Albany Needs A Reboot

In recent weeks, multiple columnists covering the state government beat have been writing about the dysfunction that is endemic to the New York State Capitol. Tom Precious of The Buffalo News is one voice that has weighed in on the topic.

TomPreciousIn a recent op-ed, Precious (pictured left) outlines problems with the typical end-of-session practices in Albany, including rank-and-file lawmakers being kept in the dark about closed-door negotiations between the Governor, the Senate Majority Leader, and the Speaker of the Assembly (long referred to as “three men in a room”); limited media availability by those “in the know”; and—of course—bills “rushed through the Senate and Assembly chambers for voting with little time for debate, much less the opportunity for anyone but their drafters to read them.”

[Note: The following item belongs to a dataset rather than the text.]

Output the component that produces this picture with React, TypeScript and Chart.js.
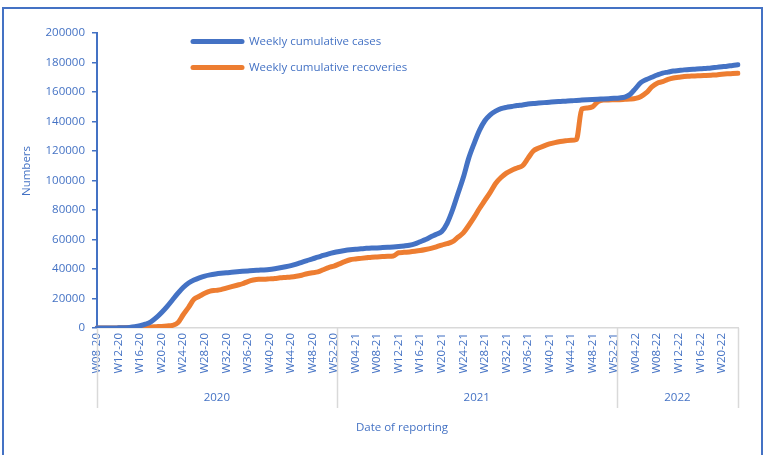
import React, { useEffect, useRef } from "react";
import { Chart, registerables } from "chart.js";

Chart.register(...registerables);

// Week ranges per year (first week, last week) used for category labels
const yearLabels = ["2020", "2021", "2022"];
const yearSuffix = ["20", "21", "22"];
const firstWeek = [8, 1, 1];
const lastWeek = [52, 52, 23];

const weekLabels: string[] = [];
const yearStartIndex: number[] = [];
yearSuffix.forEach((suf, y) => {
  yearStartIndex.push(weekLabels.length);
  for (let w = firstWeek[y]; w <= lastWeek[y]; w++) {
    weekLabels.push("W" + String(w).padStart(2, "0") + "-" + suf);
  }
});

const cases = [
  0, 0, 0, 0, 100, 200, 400, 800, 1500, 2600,
  4200, 7000, 10500, 14500, 19000, 23500, 27500, 30500, 32500, 34000,
  35200, 36000, 36600, 37100, 37500, 37800, 38100, 38400, 38700, 39000,
  39200, 39400, 39700, 40200, 40800, 41500, 42300, 43300, 44500, 45700,
  46900, 48000, 49200, 50300, 51200, 51900, 52500, 53000, 53400, 53700,
  54000, 54200, 54300, 54500, 54700, 54900, 55200, 55600, 56100, 57000,
  58500, 60000, 61800, 63500, 65500, 71000, 80000, 91000, 102000, 115000,
  125000, 134000, 140500, 144500, 147000, 148700, 149600, 150200, 150800, 151200,
  151800, 152200, 152500, 152800, 153100, 153400, 153600, 153800, 154000, 154300,
  154500, 154700, 154900, 155100, 155300, 155500, 155700, 156000, 156600, 158500,
  162500, 166500, 168500, 170000, 171500, 172800, 173500, 174200, 174600, 175000,
  175300, 175500, 175700, 176000, 176300, 176700, 177100, 177500, 178000, 178400,
];

const recoveries = [
  0, 0, 0, 0, 100, 200, 300, 400, 500, 600,
  700, 900, 1100, 1400, 1800, 3500, 9000, 14000, 19500, 21500,
  23500, 25000, 25500, 26000, 27000, 28000, 29000, 30000, 31500, 32500,
  33000, 33000, 33300, 33600, 34000, 34300, 34600, 35100, 35800, 36800,
  37500, 38000, 39500, 41000, 42000, 43500, 45000, 46300, 46800, 47200,
  47600, 48000, 48200, 48400, 48600, 48800, 51000, 51300, 51600, 52000,
  52500, 53200, 54000, 55000, 56200, 57200, 58500, 61500, 64500, 69500,
  75000, 81000, 86500, 92000, 98000, 102000, 105000, 107000, 108500, 110000,
  115000, 120000, 122000, 123500, 124800, 125700, 126400, 126900, 127300, 127800,
  148500, 149200, 150000, 153500, 154500, 154600, 154700, 154800, 155000, 155200,
  155700, 157000, 159500, 163500, 166000, 167000, 168500, 169500, 170000, 170500,
  170700, 170900, 171000, 171200, 171400, 171600, 172000, 172300, 172500, 172700,
];

const seriesNames = ["Weekly cumulative cases", "Weekly cumulative recoveries"];
const yTitle = "Numbers";
const xTitle = "Date of reporting";

const BLUE = "#4472C4";
const ORANGE = "#ED7D31";
const GRAY = "#D9D9D9";
const TEXT = "#4472C4";
const FONT = '"Open Sans", "Liberation Sans", sans-serif';

export default function App() {
  const ref = useRef<HTMLCanvasElement | null>(null);

  useEffect(() => {
    if (!ref.current) return;

    const decor = {
      id: "decor",
      afterDraw(chart: any) {
        const ctx = chart.ctx as CanvasRenderingContext2D;
        const xs = chart.scales.x;
        const area = chart.chartArea;
        ctx.save();
        // outer border
        ctx.strokeStyle = BLUE;
        ctx.lineWidth = 2;
        ctx.strokeRect(3, 8, 759, 500);

        // group separators and year labels
        const bounds: number[] = [area.left];
        for (let y = 1; y < yearStartIndex.length; y++) {
          bounds.push(xs.getPixelForValue(yearStartIndex[y] - 0.5));
        }
        bounds.push(area.right);
        ctx.strokeStyle = GRAY;
        ctx.lineWidth = 1.5;
        bounds.forEach((b) => {
          ctx.beginPath();
          ctx.moveTo(Math.round(b) + 0.5, area.bottom);
          ctx.lineTo(Math.round(b) + 0.5, 408);
          ctx.stroke();
        });
        ctx.fillStyle = TEXT;
        ctx.font = "11.5px " + FONT;
        ctx.textAlign = "center";
        ctx.textBaseline = "middle";
        yearLabels.forEach((lab, i) => {
          ctx.fillText(lab, (bounds[i] + bounds[i + 1]) / 2, 398);
        });

        // axis titles
        ctx.fillText(xTitle, 402, 428);
        ctx.save();
        ctx.translate(27, 171);
        ctx.rotate(-Math.PI / 2);
        ctx.fillText(yTitle, 0, 0);
        ctx.restore();

        // legend
        const colors = [BLUE, ORANGE];
        const ys = [41.5, 67.5];
        ctx.lineCap = "round";
        ctx.lineWidth = 5;
        ctx.textAlign = "left";
        seriesNames.forEach((name, i) => {
          ctx.strokeStyle = colors[i];
          ctx.beginPath();
          ctx.moveTo(193, ys[i]);
          ctx.lineTo(242, ys[i]);
          ctx.stroke();
          ctx.fillStyle = TEXT;
          ctx.fillText(name, 249, ys[i]);
        });
        ctx.restore();
      },
    };

    const chart = new Chart(ref.current, {
      type: "line",
      data: {
        labels: weekLabels,
        datasets: [
          {
            label: seriesNames[0],
            data: cases,
            borderColor: BLUE,
            backgroundColor: BLUE,
            borderWidth: 5,
            pointRadius: 0,
            cubicInterpolationMode: "monotone",
            borderCapStyle: "round",
            borderJoinStyle: "round",
          },
          {
            label: seriesNames[1],
            data: recoveries,
            borderColor: ORANGE,
            backgroundColor: ORANGE,
            borderWidth: 5,
            pointRadius: 0,
            cubicInterpolationMode: "monotone",
            borderCapStyle: "round",
            borderJoinStyle: "round",
          },
        ],
      },
      options: {
        responsive: false,
        animation: false,
        devicePixelRatio: 1,
        layout: { padding: { top: 33, right: 29, left: 0, bottom: 0 } },
        plugins: {
          legend: { display: false },
          tooltip: { enabled: false },
        },
        scales: {
          x: {
            type: "category",
            offset: false,
            grid: { drawOnChartArea: false, drawTicks: false, color: "rgba(0,0,0,0)" },
            border: { color: GRAY, width: 1.5 },
            ticks: {
              autoSkip: false,
              minRotation: 90,
              maxRotation: 90,
              padding: 5,
              color: TEXT,
              font: { family: FONT, size: 11.5 },
              callback: (_v: any, i: number) => (i % 4 === 0 ? weekLabels[i] : ""),
            },
            afterFit: (s: any) => {
              s.height = 127;
            },
          },
          y: {
            min: 0,
            max: 200000,
            grid: { drawOnChartArea: false, drawTicks: true, tickLength: 5, color: BLUE, lineWidth: 1.5 },
            border: { color: BLUE, width: 2 },
            ticks: {
              stepSize: 20000,
              padding: 7,
              color: TEXT,
              font: { family: FONT, size: 11.5 },
              callback: (v: any) => String(v),
            },
            afterFit: (s: any) => {
              s.width = 97;
            },
          },
        },
      },
      plugins: [decor],
    } as any);

    return () => chart.destroy();
  }, []);

  return (
    <div style={{ position: "absolute", left: 0, top: 0, width: 767, height: 455, overflow: "hidden", background: "#fff" }}>
      <canvas ref={ref} width={767} height={455} style={{ display: "block" }} />
    </div>
  );
}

According to Precious, “[b]etween Jan. 6, when the session started, and June 2, lawmakers gave final approval to 102 bills, including the series of bills that compose a more than $154 billion state budget last March and April. There were 50 session days during that period. But during just nine days of sessions in the final flurry—from June 6 until the sun came up June 18—legislators passed 516 bills.” Precious adds that “[in] the last days of the session, 143 new bills were introduced, [and] 26 of those new, last-minute bills were approved.”

Precious asks, “Is it a structural problem that Albany waits until the last days of the session to resolve so many major outstanding items? Or is it incompetence? Or is it just waiting until the last minute to finish a task?” According to Precious, all three of these reasons may help to explain the status quo—and the end-of-session flurry may also “[benefit] those who are able to wear down another side in a dispute.”

At New Yorkers for Constitutional Freedoms, we offer another potential reason: The end-of-session rush benefits those in power by allowing them to ramrod bills through the Legislature without giving anyone adequate time to review them. For example, Gov. Cuomo’s end-of-session “ethics” package—known as the “Little Ugly”—was introduced and passed on the same day using the often-abused gubernatorial message of necessity. The bill consists of 31 pages and 11 subparts.

Regardless of the reasons for the status quo, one thing is clear: Albany badly needs a reboot.